On Behalf of | Jun 10, 2021 | White Collar Crimes

Unlike regular theft, embezzlement involves sneaking funds from a company into your personal bank account. Some embezzlers in Minnesota get away with it for years before their employer catches on. Regardless of the amount that they stole, embezzlement is a serious crime–and if your company accuses you of embezzlement, you might be looking at life-altering charges.

What are some common embezzlement schemes?

One scheme involves stealing payroll funds. For example, the HR employee might pay a fake salary to employees who don’t work at the company. Instead, they deposit the funds right into their bank account. The business might not notice for a few months because they assume that they can trust HR to manage the payroll appropriately. When they get caught, the prosecution might charge them with white collar crimes.

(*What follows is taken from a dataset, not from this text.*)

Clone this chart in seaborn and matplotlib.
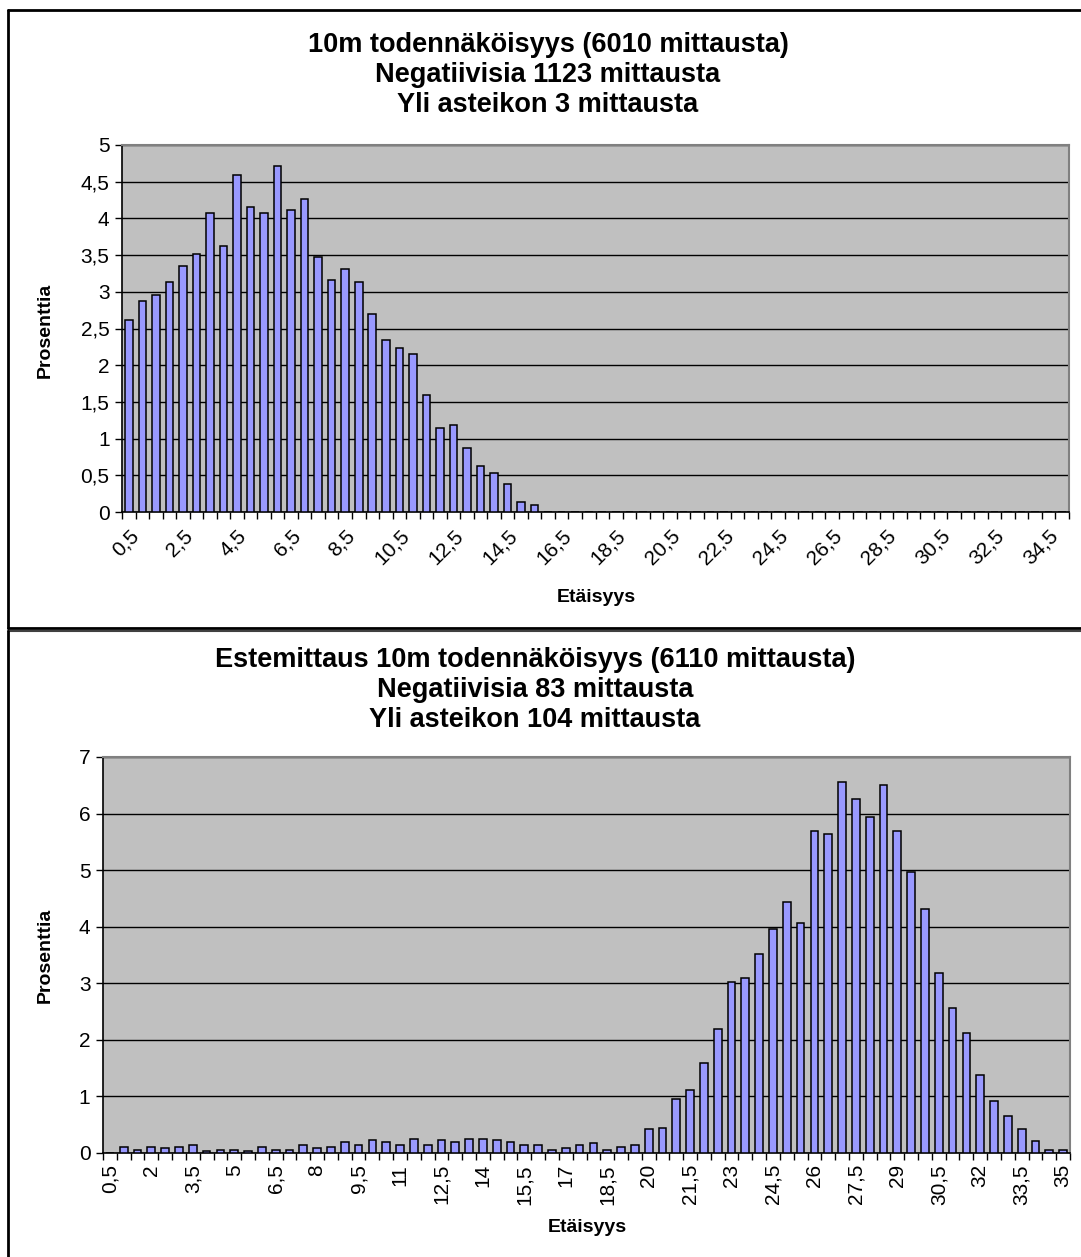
import matplotlib
matplotlib.use("Agg")
import matplotlib.pyplot as plt
import seaborn as sns
import pandas as pd
import numpy as np

sns.set_theme(style="white")
plt.rcParams["font.family"] = ["Liberation Sans", "DejaVu Sans"]
plt.rcParams["text.color"] = "black"
plt.rcParams["xtick.color"] = "black"
plt.rcParams["ytick.color"] = "black"
plt.rcParams["axes.labelcolor"] = "black"

# Distance classes (m), 0.5 m bins
distances = list(np.arange(0.5, 35.01, 0.5))

# 10 m probability, share of measurements per bin (%)
top_percent = [2.62, 2.88, 2.95, 3.13, 3.35, 3.51, 4.08, 3.63, 4.59, 4.16,
               4.08, 4.71, 4.12, 4.26, 3.47, 3.16, 3.31, 3.13, 2.70, 2.35,
               2.23, 2.15, 1.60, 1.14, 1.18, 0.87, 0.62, 0.53, 0.38, 0.14,
               0.10, 0, 0, 0, 0, 0, 0, 0, 0, 0,
               0, 0, 0, 0, 0, 0, 0, 0, 0, 0,
               0, 0, 0, 0, 0, 0, 0, 0, 0, 0,
               0, 0, 0, 0, 0, 0, 0, 0, 0, 0]

# Obstacle measurement, 10 m probability (%)
bottom_percent = [0, 0.11, 0.06, 0.11, 0.08, 0.11, 0.14, 0.04, 0.06, 0.06,
                  0.04, 0.11, 0.06, 0.06, 0.14, 0.08, 0.11, 0.19, 0.14, 0.23,
                  0.19, 0.14, 0.25, 0.14, 0.23, 0.20, 0.25, 0.25, 0.23, 0.20,
                  0.14, 0.14, 0.06, 0.08, 0.14, 0.17, 0.06, 0.11, 0.14, 0.42,
                  0.44, 0.95, 1.11, 1.59, 2.19, 3.02, 3.10, 3.51, 3.96, 4.43,
                  4.07, 5.70, 5.64, 6.56, 6.25, 5.94, 6.50, 5.70, 4.97, 4.31,
                  3.18, 2.57, 2.13, 1.38, 0.92, 0.66, 0.42, 0.22, 0.06, 0.06]

top_title = ["10m todennäköisyys (6010 mittausta)",
             "Negatiivisia 1123 mittausta",
             "Yli asteikon 3 mittausta"]
bottom_title = ["Estemittaus 10m todennäköisyys (6110 mittausta)",
                "Negatiivisia 83 mittausta",
                "Yli asteikon 104 mittausta"]
x_title = "Etäisyys"
y_title = "Prosenttia"


def fi(v):
    """Finnish number format: decimal comma, no trailing zeros."""
    return f"{v:g}".replace(".", ",")


cat_labels = [fi(d) for d in distances]

W, H = 1081, 1257
fig = plt.figure(figsize=(W / 100, H / 100), dpi=100)
fig.patch.set_facecolor("white")


def px_axes(left, top, right, bottom):
    return fig.add_axes([left / W, 1 - bottom / H, (right - left) / W, (bottom - top) / H])


# chart-area frames
bg = fig.add_axes([0, 0, 1, 1], zorder=-5)
bg.set_xlim(0, W)
bg.set_ylim(H, 0)
bg.axis("off")
bg.plot([8, W + 5], [10, 10], color="black", lw=2)
bg.plot([8, 8], [10, 628], color="black", lw=2)
bg.plot([8, W + 5], [628, 628], color="black", lw=2)
bg.plot([8, W + 5], [631, 631], color="#404040", lw=1.5)
bg.plot([8, 8], [631, H + 5], color="black", lw=2)


def draw(ax, values, ymax, ystep, label_every, rotation):
    df = pd.DataFrame({"dist": cat_labels, "pct": values})
    sns.barplot(data=df, x="dist", y="pct", order=cat_labels, color="#9999FF",
                saturation=1, width=0.56, edgecolor="black", linewidth=1.1,
                ax=ax, zorder=3)
    ax.set_facecolor("#C0C0C0")
    ax.set_xlim(-0.5, len(cat_labels) - 0.5)
    ax.set_ylim(0, ymax)
    yt = np.arange(0, ymax + 1e-9, ystep)
    ax.set_yticks(yt)
    ax.set_yticklabels([fi(round(v, 2)) for v in yt], fontsize=15)
    ax.grid(axis="y", color="black", linewidth=1, zorder=1)
    ax.grid(axis="x", visible=False)
    ax.set_axisbelow(True)

    idx = list(range(0, len(cat_labels), label_every))
    ax.set_xticks(idx)
    if rotation == 45:
        ax.set_xticklabels([cat_labels[i] for i in idx], rotation=45, ha="right",
                           rotation_mode="anchor", fontsize=15)
        ax.tick_params(axis="x", which="major", length=0, pad=10)
    else:
        ax.set_xticklabels([cat_labels[i] for i in idx], rotation=90, fontsize=15)
        ax.tick_params(axis="x", which="major", length=0, pad=8)
    ax.set_xticks(np.arange(-0.5, len(cat_labels), 1.0), minor=True)
    ax.tick_params(axis="x", which="minor", length=5, width=1, color="black",
                   direction="out", bottom=True)
    ax.tick_params(axis="y", length=5, width=1, color="black", direction="out",
                   left=True, pad=4)

    for s in ("left", "bottom"):
        ax.spines[s].set_color("black")
        ax.spines[s].set_linewidth(1.2)
    for s in ("top", "right"):
        ax.spines[s].set_color("#808080")
        ax.spines[s].set_linewidth(1.5)
    ax.set_xlabel("")
    ax.set_ylabel("")


ax1 = px_axes(122, 145, 1069, 512)
draw(ax1, top_percent, 5, 0.5, 4, 45)
ax2 = px_axes(103, 757, 1070, 1153)
draw(ax2, bottom_percent, 7, 1, 3, 90)

for i, line in enumerate(top_title):
    fig.text(548 / W, 1 - (45 + 30 * i) / H, line, ha="center", va="center",
             fontsize=19.5, fontweight="bold")
for i, line in enumerate(bottom_title):
    fig.text(535 / W, 1 - (660 + 30 * i) / H, line, ha="center", va="center",
             fontsize=19.5, fontweight="bold")

fig.text(596 / W, 1 - 598 / H, x_title, ha="center", va="center",
         fontsize=14, fontweight="bold")
fig.text(587 / W, 1 - 1228 / H, x_title, ha="center", va="center",
         fontsize=14, fontweight="bold")
fig.text(45 / W, 1 - 330 / H, y_title, ha="center", va="center", rotation=90,
         fontsize=14, fontweight="bold")
fig.text(45 / W, 1 - 955 / H, y_title, ha="center", va="center", rotation=90,
         fontsize=14, fontweight="bold")

fig.savefig("out.png", dpi=100, facecolor="white")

Another popular scheme involves making up fake expenses. For example, an employee might write invoices from made-up companies or vendors. The business pays the invoice, and the employee pockets the money. They might also make false invoices from real vendors and exaggerate the expenses. Some people have made hundreds of thousands of dollars before their company figured out what they were doing.

Some employees embezzle funds by misusing their corporate credit cards. They might use a card for other expenses and claim that they used them for business reasons. To keep their company from seeing the financial statements, they have the statements mailed to their house. Others have even opened up credit cards and connected them to the business account so they could spend their employer’s money.

Could your company accuse you of embezzlement?

Your employer might accuse you of embezzlement if they believe that they’ve found fraudulent activity related to their expenses. Whether it’s a small discrepancy or a large one, embezzlement charges can alter the course of your career. You may need to hire an attorney to defend yourself in court.